Il y a quelques années, à vrai dire, sous le quinquennat de Nicolas Sarkozy, j'ai eu l'impression que la France s'enlisait, avec la création du ministère de l’identité nationale, et le pseudo débat du même nom. J'ai donc eu envie de quitter ce pays parce que je constatais beaucoup de xénophobie et me sentais personnellement visé. Je n'étais plus à l'aise dans cette France que pourtant j'aime et qui m'avait adopté. Je trouve insupportable le slogan remis à l’ordre du jour par l’ancien président : « Nos ancêtres les gaulois… ». J'ai voulu m'exiler à Bruxelles. J'aurais choisi cette ville qui, francophone, est plus adaptée à mes compétences. Mais, finalement, j'y ai ressenti un autre nationalisme, non moins pénible. Le nationalisme néerlando-wallon, bien que très assumé par les deux camps par leur souci identitaire, décline en une impasse provinciale.

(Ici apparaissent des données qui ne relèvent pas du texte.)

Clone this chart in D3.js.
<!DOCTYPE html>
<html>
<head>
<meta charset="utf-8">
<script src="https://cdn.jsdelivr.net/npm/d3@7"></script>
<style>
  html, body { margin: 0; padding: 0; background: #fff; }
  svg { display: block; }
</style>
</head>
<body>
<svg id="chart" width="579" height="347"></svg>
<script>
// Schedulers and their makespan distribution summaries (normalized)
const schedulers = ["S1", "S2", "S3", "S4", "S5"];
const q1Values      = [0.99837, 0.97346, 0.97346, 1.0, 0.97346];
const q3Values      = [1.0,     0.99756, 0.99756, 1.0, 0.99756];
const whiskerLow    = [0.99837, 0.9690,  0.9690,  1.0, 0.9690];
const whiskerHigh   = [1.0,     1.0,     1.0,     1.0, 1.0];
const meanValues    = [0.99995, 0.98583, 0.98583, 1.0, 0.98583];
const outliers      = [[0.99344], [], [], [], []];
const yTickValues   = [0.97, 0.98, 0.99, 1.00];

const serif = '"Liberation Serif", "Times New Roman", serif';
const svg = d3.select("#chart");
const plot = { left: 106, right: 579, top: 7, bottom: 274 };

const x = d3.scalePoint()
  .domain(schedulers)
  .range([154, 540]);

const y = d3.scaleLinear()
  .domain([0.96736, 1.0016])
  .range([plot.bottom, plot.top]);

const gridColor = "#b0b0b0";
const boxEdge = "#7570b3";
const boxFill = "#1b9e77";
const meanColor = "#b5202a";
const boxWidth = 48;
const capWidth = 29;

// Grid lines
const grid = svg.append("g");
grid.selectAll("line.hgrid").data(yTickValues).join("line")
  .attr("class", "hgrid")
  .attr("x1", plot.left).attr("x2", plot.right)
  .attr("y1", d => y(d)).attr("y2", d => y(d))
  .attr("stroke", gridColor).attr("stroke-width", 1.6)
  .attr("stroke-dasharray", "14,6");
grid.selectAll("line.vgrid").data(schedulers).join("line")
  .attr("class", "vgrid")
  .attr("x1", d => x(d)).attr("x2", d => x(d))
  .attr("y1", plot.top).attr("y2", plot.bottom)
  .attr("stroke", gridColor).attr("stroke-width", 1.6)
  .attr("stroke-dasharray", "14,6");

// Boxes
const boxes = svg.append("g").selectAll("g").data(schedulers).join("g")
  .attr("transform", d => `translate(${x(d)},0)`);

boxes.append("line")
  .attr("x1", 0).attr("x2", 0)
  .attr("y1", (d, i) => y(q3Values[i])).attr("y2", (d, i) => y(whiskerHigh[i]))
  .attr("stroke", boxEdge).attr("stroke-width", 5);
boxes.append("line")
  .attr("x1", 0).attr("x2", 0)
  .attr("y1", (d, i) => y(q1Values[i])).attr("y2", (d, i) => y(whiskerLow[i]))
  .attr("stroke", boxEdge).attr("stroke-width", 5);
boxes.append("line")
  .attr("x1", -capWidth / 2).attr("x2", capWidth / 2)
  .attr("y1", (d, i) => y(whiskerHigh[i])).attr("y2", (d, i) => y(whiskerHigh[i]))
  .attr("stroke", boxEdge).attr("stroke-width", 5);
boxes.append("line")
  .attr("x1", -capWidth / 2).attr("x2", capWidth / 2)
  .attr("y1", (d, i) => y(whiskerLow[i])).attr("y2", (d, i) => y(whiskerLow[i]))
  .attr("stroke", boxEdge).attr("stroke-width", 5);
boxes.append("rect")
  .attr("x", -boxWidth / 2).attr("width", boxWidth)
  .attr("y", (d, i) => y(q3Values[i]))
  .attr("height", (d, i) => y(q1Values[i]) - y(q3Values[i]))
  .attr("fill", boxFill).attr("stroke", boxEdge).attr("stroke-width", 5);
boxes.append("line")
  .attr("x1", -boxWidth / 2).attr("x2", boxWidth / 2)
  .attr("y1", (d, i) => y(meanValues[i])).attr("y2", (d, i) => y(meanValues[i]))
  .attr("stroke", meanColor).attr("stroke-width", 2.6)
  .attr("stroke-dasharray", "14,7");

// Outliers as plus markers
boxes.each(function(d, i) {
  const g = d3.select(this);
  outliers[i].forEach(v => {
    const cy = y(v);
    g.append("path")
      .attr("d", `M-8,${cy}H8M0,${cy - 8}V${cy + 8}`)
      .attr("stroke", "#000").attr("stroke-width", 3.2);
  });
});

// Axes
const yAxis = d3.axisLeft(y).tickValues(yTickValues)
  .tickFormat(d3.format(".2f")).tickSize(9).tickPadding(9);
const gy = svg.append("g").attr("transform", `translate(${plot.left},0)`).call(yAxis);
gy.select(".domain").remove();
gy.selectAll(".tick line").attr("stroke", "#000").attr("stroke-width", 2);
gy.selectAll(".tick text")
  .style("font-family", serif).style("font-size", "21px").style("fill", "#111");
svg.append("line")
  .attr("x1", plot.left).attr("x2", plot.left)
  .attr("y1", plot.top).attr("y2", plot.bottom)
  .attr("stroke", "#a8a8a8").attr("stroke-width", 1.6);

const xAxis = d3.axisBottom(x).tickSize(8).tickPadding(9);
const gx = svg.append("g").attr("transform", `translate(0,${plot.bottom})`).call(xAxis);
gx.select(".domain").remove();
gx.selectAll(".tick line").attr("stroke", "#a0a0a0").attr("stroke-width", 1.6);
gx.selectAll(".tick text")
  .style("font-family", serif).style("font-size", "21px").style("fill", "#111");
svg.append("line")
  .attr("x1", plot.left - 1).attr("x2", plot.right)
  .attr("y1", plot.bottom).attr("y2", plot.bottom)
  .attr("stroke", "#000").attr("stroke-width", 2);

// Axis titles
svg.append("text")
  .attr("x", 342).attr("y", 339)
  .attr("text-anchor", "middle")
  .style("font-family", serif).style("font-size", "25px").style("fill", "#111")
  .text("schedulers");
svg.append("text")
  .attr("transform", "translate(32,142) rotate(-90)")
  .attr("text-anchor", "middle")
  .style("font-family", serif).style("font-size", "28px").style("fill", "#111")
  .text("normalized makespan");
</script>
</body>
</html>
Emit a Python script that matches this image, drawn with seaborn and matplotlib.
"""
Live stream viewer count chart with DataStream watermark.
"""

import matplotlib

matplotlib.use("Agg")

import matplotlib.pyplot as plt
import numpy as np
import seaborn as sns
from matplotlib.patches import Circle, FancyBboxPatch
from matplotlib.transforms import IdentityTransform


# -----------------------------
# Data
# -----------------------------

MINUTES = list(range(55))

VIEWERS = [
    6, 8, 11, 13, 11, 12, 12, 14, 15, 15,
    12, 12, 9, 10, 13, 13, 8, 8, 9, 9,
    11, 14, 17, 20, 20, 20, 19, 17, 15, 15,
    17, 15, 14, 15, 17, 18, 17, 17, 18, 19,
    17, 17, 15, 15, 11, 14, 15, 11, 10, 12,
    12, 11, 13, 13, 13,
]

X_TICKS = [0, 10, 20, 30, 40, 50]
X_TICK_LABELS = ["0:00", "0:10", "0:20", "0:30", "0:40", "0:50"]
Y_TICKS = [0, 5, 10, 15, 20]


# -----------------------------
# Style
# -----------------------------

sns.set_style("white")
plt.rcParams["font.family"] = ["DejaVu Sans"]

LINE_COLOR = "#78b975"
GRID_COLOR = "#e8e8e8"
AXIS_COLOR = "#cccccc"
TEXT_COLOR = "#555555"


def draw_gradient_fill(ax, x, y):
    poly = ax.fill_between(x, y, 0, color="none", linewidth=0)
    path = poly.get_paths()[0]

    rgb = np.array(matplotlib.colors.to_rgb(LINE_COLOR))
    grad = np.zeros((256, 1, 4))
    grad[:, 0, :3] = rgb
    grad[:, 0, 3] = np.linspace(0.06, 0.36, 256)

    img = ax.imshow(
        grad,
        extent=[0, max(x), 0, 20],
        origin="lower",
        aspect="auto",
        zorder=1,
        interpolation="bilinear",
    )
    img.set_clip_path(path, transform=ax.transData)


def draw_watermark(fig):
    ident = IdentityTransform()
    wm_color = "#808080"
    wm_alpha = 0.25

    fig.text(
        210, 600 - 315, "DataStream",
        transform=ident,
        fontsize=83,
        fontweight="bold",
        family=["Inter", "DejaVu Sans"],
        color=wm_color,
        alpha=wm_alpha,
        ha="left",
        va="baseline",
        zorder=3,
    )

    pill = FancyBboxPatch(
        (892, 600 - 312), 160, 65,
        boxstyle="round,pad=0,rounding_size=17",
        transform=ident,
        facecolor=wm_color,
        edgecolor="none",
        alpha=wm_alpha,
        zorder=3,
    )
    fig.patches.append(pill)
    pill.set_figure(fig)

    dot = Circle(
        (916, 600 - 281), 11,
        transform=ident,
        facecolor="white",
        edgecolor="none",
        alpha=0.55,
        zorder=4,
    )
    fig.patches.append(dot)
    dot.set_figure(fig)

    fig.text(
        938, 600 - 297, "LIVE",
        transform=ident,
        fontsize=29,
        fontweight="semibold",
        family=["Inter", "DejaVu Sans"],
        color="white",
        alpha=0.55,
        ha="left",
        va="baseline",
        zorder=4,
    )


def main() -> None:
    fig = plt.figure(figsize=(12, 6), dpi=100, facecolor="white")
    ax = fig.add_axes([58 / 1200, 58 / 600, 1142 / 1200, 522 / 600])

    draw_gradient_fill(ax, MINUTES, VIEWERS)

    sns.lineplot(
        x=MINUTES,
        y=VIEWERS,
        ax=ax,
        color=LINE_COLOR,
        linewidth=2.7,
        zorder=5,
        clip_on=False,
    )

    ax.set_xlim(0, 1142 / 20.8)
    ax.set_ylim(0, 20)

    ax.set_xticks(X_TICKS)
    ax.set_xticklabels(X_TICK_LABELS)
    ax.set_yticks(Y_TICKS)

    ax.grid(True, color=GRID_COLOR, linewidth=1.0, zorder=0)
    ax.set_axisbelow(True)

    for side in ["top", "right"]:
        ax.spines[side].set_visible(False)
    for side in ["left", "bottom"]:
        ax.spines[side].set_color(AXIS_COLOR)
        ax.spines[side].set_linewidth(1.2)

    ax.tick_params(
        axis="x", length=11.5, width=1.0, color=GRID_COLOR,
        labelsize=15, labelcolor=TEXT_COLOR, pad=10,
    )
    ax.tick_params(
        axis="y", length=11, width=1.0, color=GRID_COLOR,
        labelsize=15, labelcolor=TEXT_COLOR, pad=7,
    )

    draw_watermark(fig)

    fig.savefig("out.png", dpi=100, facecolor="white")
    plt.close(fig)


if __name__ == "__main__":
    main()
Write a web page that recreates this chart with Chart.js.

Néanmoins, je vis à Bruxelles pour le moment, mais en ancrant ma réflexion davantage dans le réel. Il me fallait aborder plus frontalement mes angoisses et celles des autres.
Pour avoir vécu dans plusieurs pays, je dirai que nulle part on n’est plus étranger qu’en France, nulle part on n’est mieux étranger qu’en France. Je rends donc hommage à la culture française qui m’a adopté, et qui n’est jamais plus française que quand elle se met en question, jusqu’à rire d’elle-même – et quelle vitalité dans ce rire ! – et à se lier aux autres.
Je ne vais pas me plaindre s’il i m’arrivait de nouveau d’aller ailleurs. Croyez-moi, si demain je devais quitter tout ce que j'adore et aller à Jakarta trouver un job, d'abord j'apprendrais l'indonésien, ce qui me ferait un bien énorme. Jamais je ne hurlerais : Dieu, comment as-tu pu me faire cette vacherie-là ? Le malheur aussi est passionnant.
Nous sommes les invités des hommes et de la vie, parfois les hôtes sont très moches, parfois ils sont plus généreux. J'habite en Belgique depuis deux ans, mais je ne suis pas l'un des leurs. Les gens comme moi ne seront jamais totalement acceptés, ou ils le sont tant qu’ils sont productifs, c’est-à-dire quand ils ont un job rémunéré, mais si on protège notre droit de ne pas être acceptés, alors je suis très reconnaissant.
En venant à Bruxelles, la question est de savoir ce que j’ai pu emporter. Je sais que j’ai emporté de moins en moins lourd. J’ai emporté du plus léger, du plus subtil. Vivre, c’est être parti et être tellement allégé qu’on en devient tout nu. Plus on acquiert la maturité, plus on se dénude. C’est beaucoup plus facile pour voyager. On n’a pas besoin de valise. Ma vie à Bruxelles me livre à l'inconnu, à l'imprévu, à l'infinité des possibles, voire même à l'impossible. J’ai certes perdu mes repères, la maîtrise, l'illusion de savoir mais j’essaie de creuser en moi une disposition hospitalière qui permet à l'exceptionnel de surgir.
Du coup, la liberté prend un sens aérien, prend un sens assez gai, assez joyeux. Au fond, le maître mot serait la joie. Moins le plaisir que la joie. La joie de penser, la joie de vivre, la joie d’avoir un corps, la joie de rencontrer les autres. La joie. Au fond, ma philosophie, c’est ça : la découverte de la splendeur de la joie.